Auch bei einigen Synapsen passiert Ähnliches: Der Neurotransmitter bindet an einen G-Protein gekoppelten Rezeptor, dieser aktiviert ein G-Protein, und die α-Untereinheit aktiviert wieder Adenylatcyclasen. Das produzierte cAMP setzt sich dann in Natriumkanäle, die sich daraufhin öffnen und Na+-Ionen einströmen lassen.

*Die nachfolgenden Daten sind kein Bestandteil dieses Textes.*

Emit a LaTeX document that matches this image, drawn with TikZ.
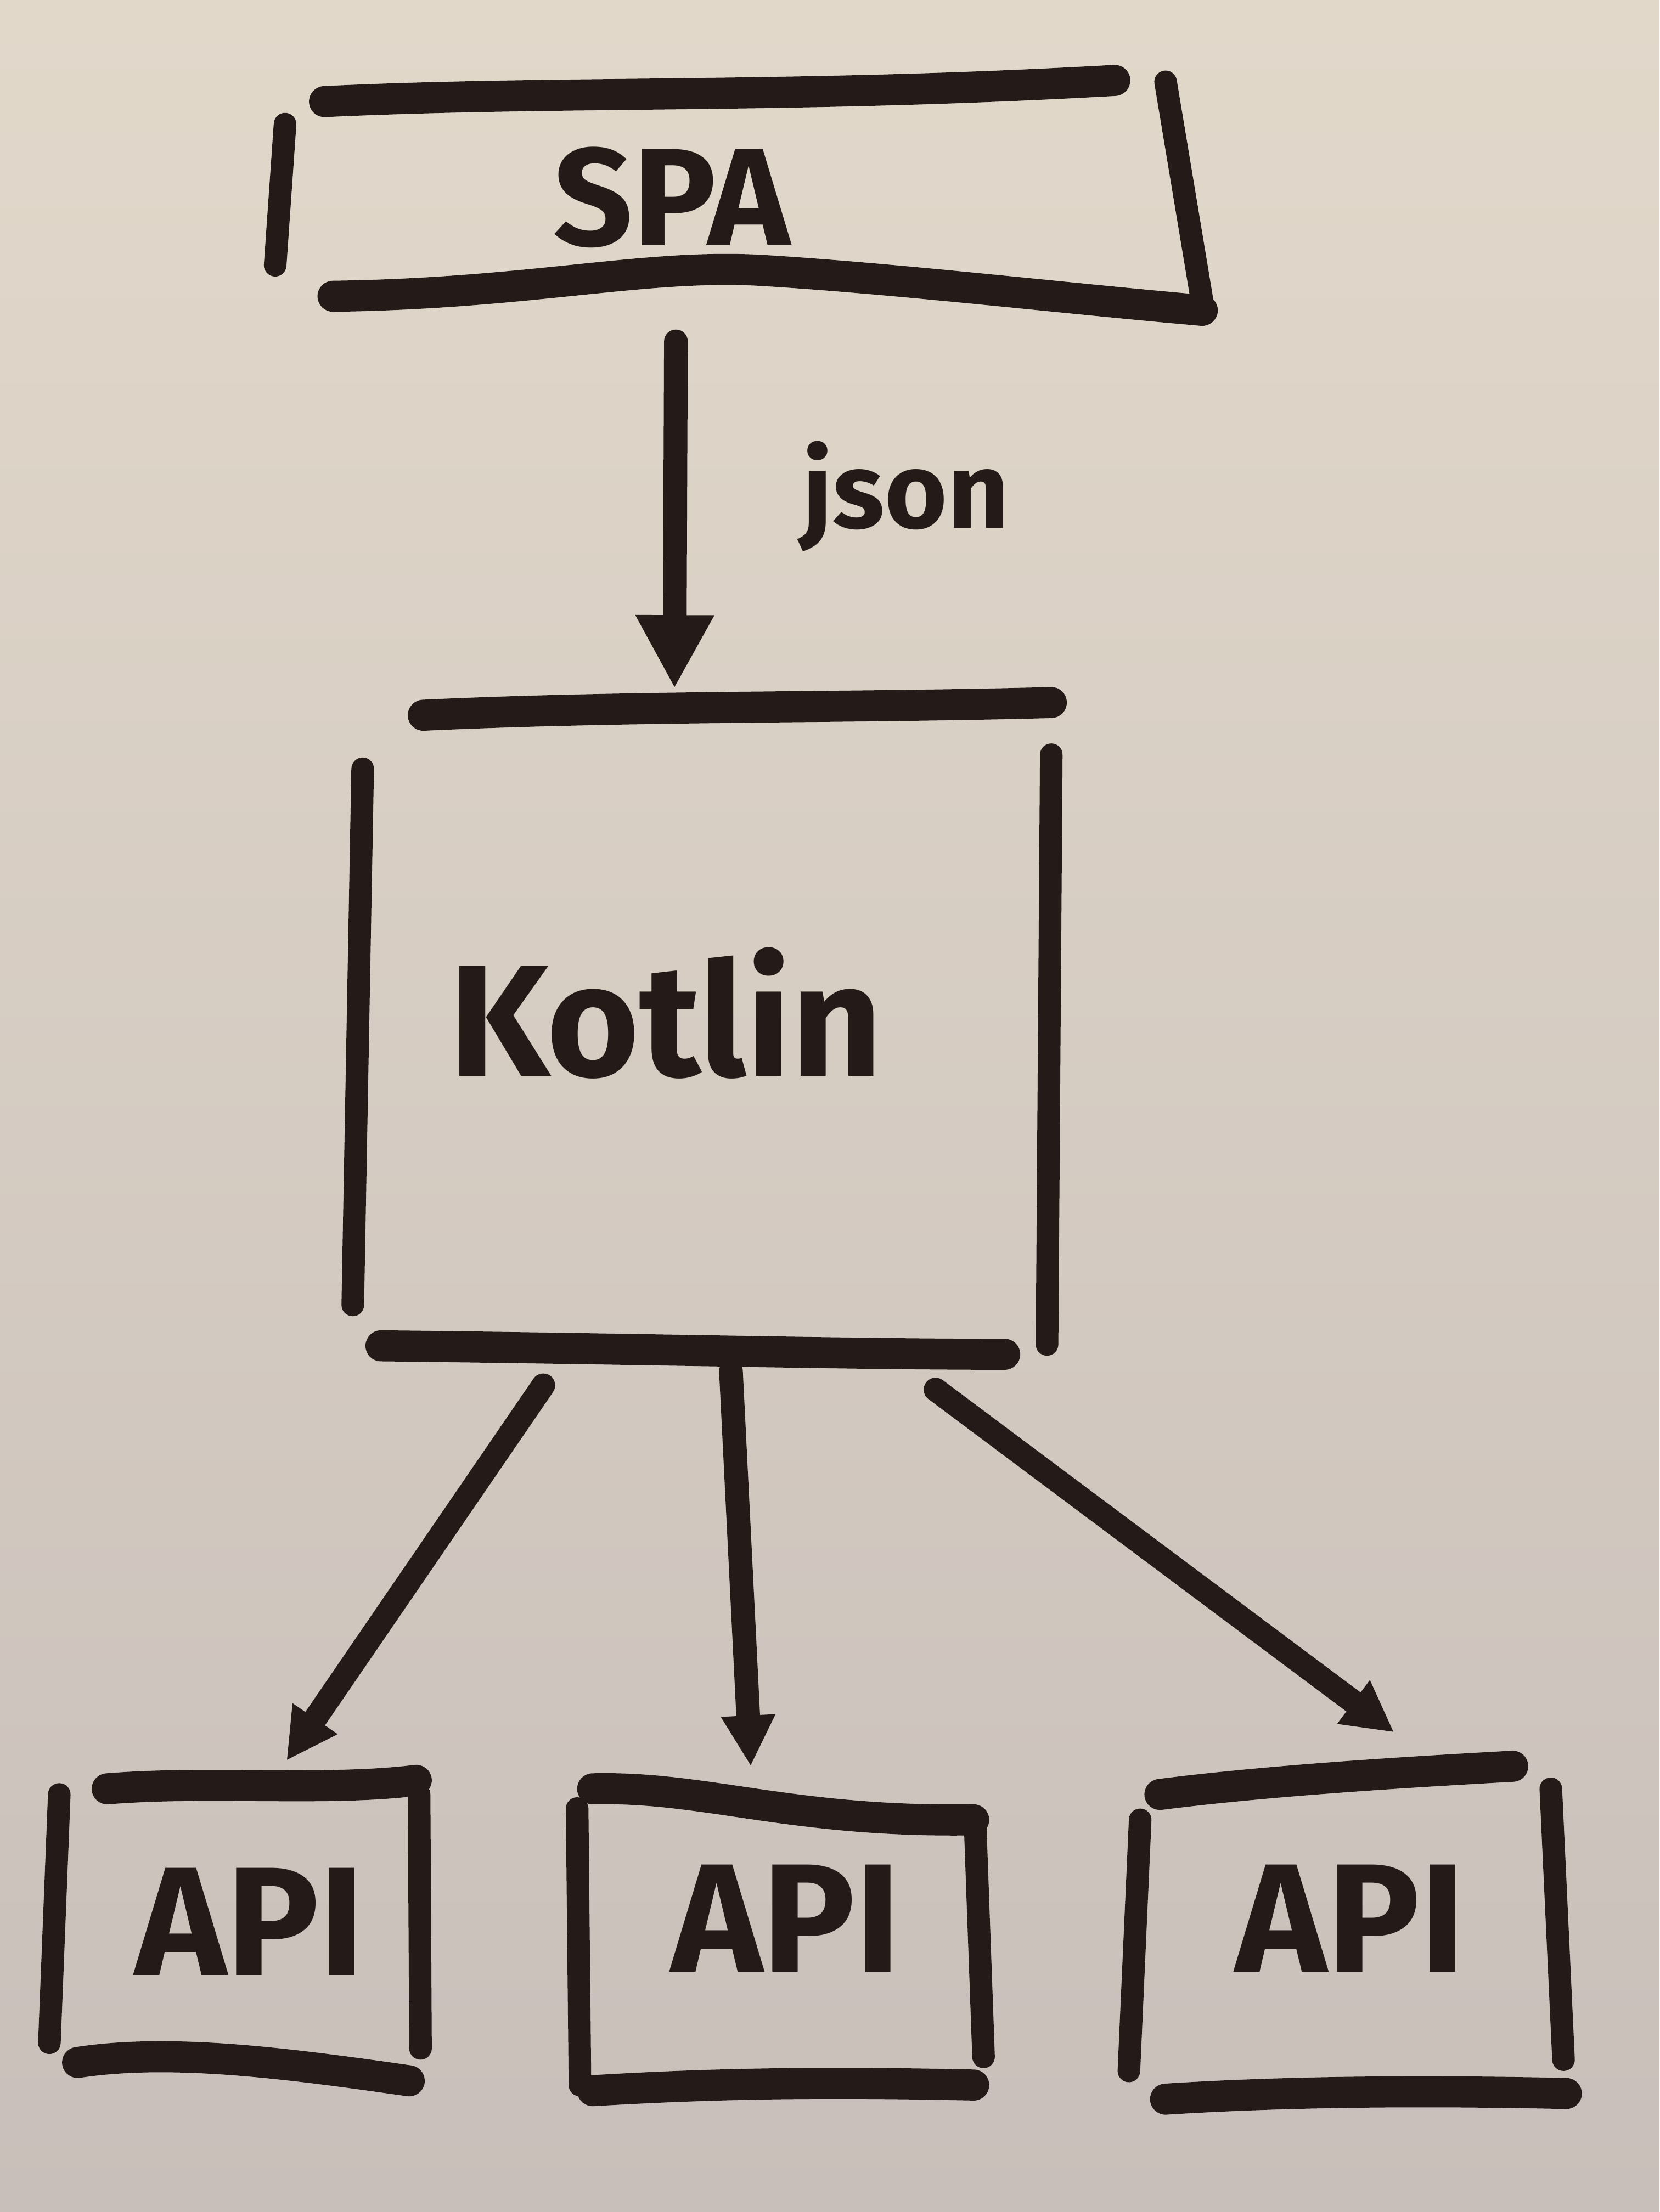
\documentclass[tikz,border=0pt]{standalone}
\usepackage{fontspec}
\setmainfont{Fira Sans}
\usetikzlibrary{arrows.meta}
\definecolor{paperTop}{RGB}{226,216,202}
\definecolor{paperBot}{RGB}{200,191,186}
\definecolor{ink}{RGB}{36,27,24}
\tikzset{
  side/.style={draw=ink, line width=4mm, line cap=round},
  heavy/.style={draw=ink, line width=5.5mm, line cap=round},
  label/.style={text=ink, inner sep=0pt, font=\bfseries},
  bigarr/.style={draw=ink, line width=4.2mm, line cap=round, -{Triangle[width=13mm,length=13mm]}},
  smallarr/.style={draw=ink, line width=4.2mm, line cap=round, -{Triangle[width=9mm,length=9mm]}}
}
\begin{document}
\begin{tikzpicture}[x=0.25mm,y=-0.25mm]
\shade[top color=paperTop, bottom color=paperBot] (0,0) rectangle (1176,1568);
\useasboundingbox (0,0) rectangle (1176,1568);

% SPA box
\draw[heavy] (230,72) .. controls (400,64) and (560,70) .. (790,57);
\draw[side] (202,88) -- (195,188);
\draw[heavy] (236,210) .. controls (380,208) and (460,186) .. (545,192) .. controls (640,198) and (760,212) .. (852,220);
\draw[side] (826,58) -- (853,220);
\node[label, font=\fontsize{70}{70}\selectfont\bfseries] (spa) at (476,140) {SPA};

% json arrow
\coordinate (j1) at (479,242);
\coordinate (j2) at (478,488);
\draw[bigarr] (j1) -- (j2);
\node[label, font=\fontsize{54}{54}\selectfont\bfseries] (json) at (642,352) {json};

% Kotlin box
\draw[heavy] (300,507) .. controls (450,500) and (600,502) .. (745,498);
\draw[side] (257,545) -- (250,925);
\draw[side] (745,535) -- (742,953);
\draw[heavy] (270,954) .. controls (450,956) and (600,960) .. (712,960);
\node[label, font=\fontsize{80}{80}\selectfont\bfseries] (kotlin) at (472,718) {Kotlin};

% arrows to APIs
\coordinate (k1) at (385,982);
\coordinate (k2) at (518,972);
\coordinate (k3) at (663,985);
\coordinate (p1) at (203,1248);
\coordinate (p2) at (532,1252);
\coordinate (p3) at (988,1228);
\draw[smallarr] (k1) -- (p1);
\draw[smallarr] (k2) -- (p2);
\draw[smallarr] (k3) -- (p3);

% API 1
\draw[heavy] (76,1268) .. controls (150,1262) and (230,1270) .. (295,1262);
\draw[side] (42,1272) -- (35,1448);
\draw[side] (297,1272) -- (298,1452);
\draw[heavy] (55,1462) .. controls (120,1452) and (200,1462) .. (290,1475);
\node[label, font=\fontsize{78}{78}\selectfont\bfseries] (api1) at (177,1362) {API};

% API 2
\draw[heavy] (420,1268) .. controls (500,1266) and (560,1292) .. (690,1290);
\draw[side] (409,1282) -- (411,1478);
\draw[side] (691,1292) -- (697,1458);
\draw[heavy] (420,1482) .. controls (520,1476) and (600,1476) .. (690,1478);
\node[label, font=\fontsize{78}{78}\selectfont\bfseries] (api2) at (557,1360) {API};

% API 3
\draw[heavy] (822,1272) .. controls (900,1262) and (1000,1256) .. (1072,1252);
\draw[side] (808,1290) -- (800,1468);
\draw[side] (1099,1268) -- (1108,1460);
\draw[heavy] (826,1488) .. controls (920,1482) and (1020,1482) .. (1110,1484);
\node[label, font=\fontsize{78}{78}\selectfont\bfseries] (api3) at (957,1360) {API};
\end{tikzpicture}
\end{document}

Neben dieser Aktivierung von Adenylatcyclase gibt es aber auch G-Proteine, deren aktivierte Untereinheiten die Adenylatcyclase hemmen, so dass die cAMP-Konzentration in der Zelle abnimmt, weil kein neues cAMP mehr gebildet wird, aber gleichzeitig ständig vorhandenes cAMP durch das Enzym Phosphodiesterase zerstört wird.

Adenylatcyclase

Auf dieser Lexikon-Seite erfahren Sie mehr über das Enzym Adenylatcyclase.

IP3/DAG-Weg
  1. Die aktivierte α/GTP-Einheit setzt sich in eine Phospholipase C. Die Phospholipase C ist ein Enzym, welches das Membranlipid Phosphatidyl-Inositol-4,5-biphosphat (PIP2) zu Inositol-1,4,5-triphosphat (IP3) und Diacylglycerin (DAG) hydrolysiert, zwei weiteren second messengern.
  2. DAD aktiviert eine Proteinkinase C, die eine ähnliche Funktion hat wie die Proteinkinase A (5.)
  3. Der second messenger IP3 setzt sich in ligandengesteuerte Ca2+-Kanäle des endoplasmatischen Reticulums und öffnet diese. Es erfolgt eine massive Ca2+-Freisetzung in das Cytoplasma.
  4. Die erhöhte cytoplasmatische Ca2+-Konzentration aktiviert die Proteinkinase C zusätzlich.
Phospholipase C

Auf dieser Lexikon-Seite erfahren Sie mehr über das Enzym Phospholipase C.

Kleine G-Proteine

Neben den großen, aus drei Untereinheiten zusammengesetzten G-Proteinen (die auch als trimere G-Proteine bezeichnet werden), gibt es noch eine ganze Reihe kleinerer Proteine, die ebenfalls eine G-Protein-Funktion ausüben. Diese kleinen G-Proteine bestehen nur aus einer Protein-Einheit, die homolog zur α-Untereinheit der trimeren G-Proteine ist. Inzwischen kennt man über 100 verschiedene kleine G-Proteine und teilt diese in fünf Familien ein: Ras, Rho, Rab, Sar1/Arf und Ran.

Die G-Proteine der Familien Ras und Rho spielen eine wichtige Rolle bei der Regulation der Genexpression, Rho-Proteine steuern den Zellzyklus, Rab- und Sar1/Arf-Proteine sind am Vesikeltransport in der Zelle beteiligt und so weiter.